Wednesday, May 03, 2006

Jack Sack helped me kill Yeti cub last winter!

Greetings Americans!

We are The Republic of Uzbekistan. We like your Louisianna: we are both poor, ignored and hard for you assholes to find on map!

Rebels are fierce this year. We have strong men, but they don't like to jump on landmine! We lose many to the winter. My wives are thinking of leaving me. I say fuck dammit to that, I want new wives anyway. I babble again like fat rich woman on american television. You have problems too, no? I hope you enjoy your fucking gas prices, we suffer everyday eating snakes and surplus leather boots!

I hear on short-wave radio that your secret agent Bower is in trouble with President. Bower is like full-grown lamb-kiler. He no need weapons, he need ten minutes in closed room to finish off lamb! We love Bower, we hope he kill your president! We ask he come here to kill rebels next, we are offering our cleanest women to him! Please tell him about this!

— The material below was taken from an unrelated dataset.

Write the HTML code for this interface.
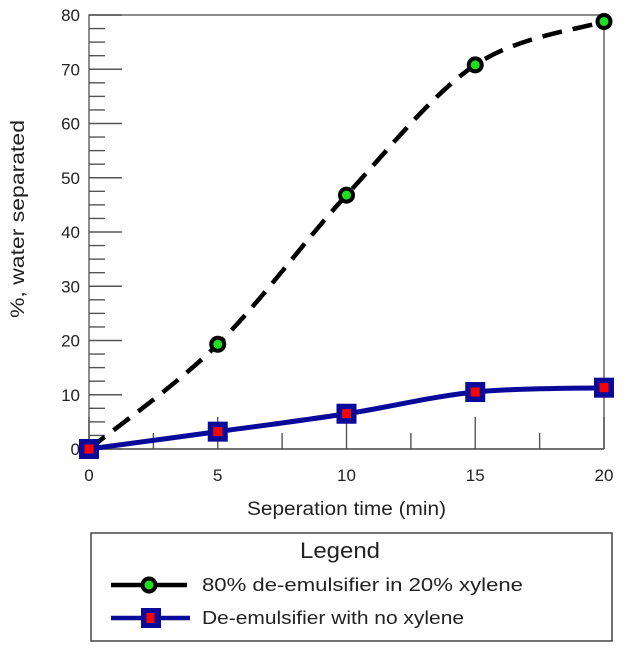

Human rights is problem here, much like at CTU. Thanks to your suggestion, we have given our warriors this Jack Sack to ensure successes in killing. So far, we have killed a hairless Yeti cub who we mistook for rebel in disguise. We threw a PDA at his head and imagine our surprise when it exploded! What do you Yanks do with your free time? Marvelous works I imagine!

That was two weeks ago and the men are just finishing with his carcass this morning!

Very well, we write back soon with more news about Jack Sack. Please tell Bower we need his anger and bloodlust. Tell him we have no Miranda Rights too!!!!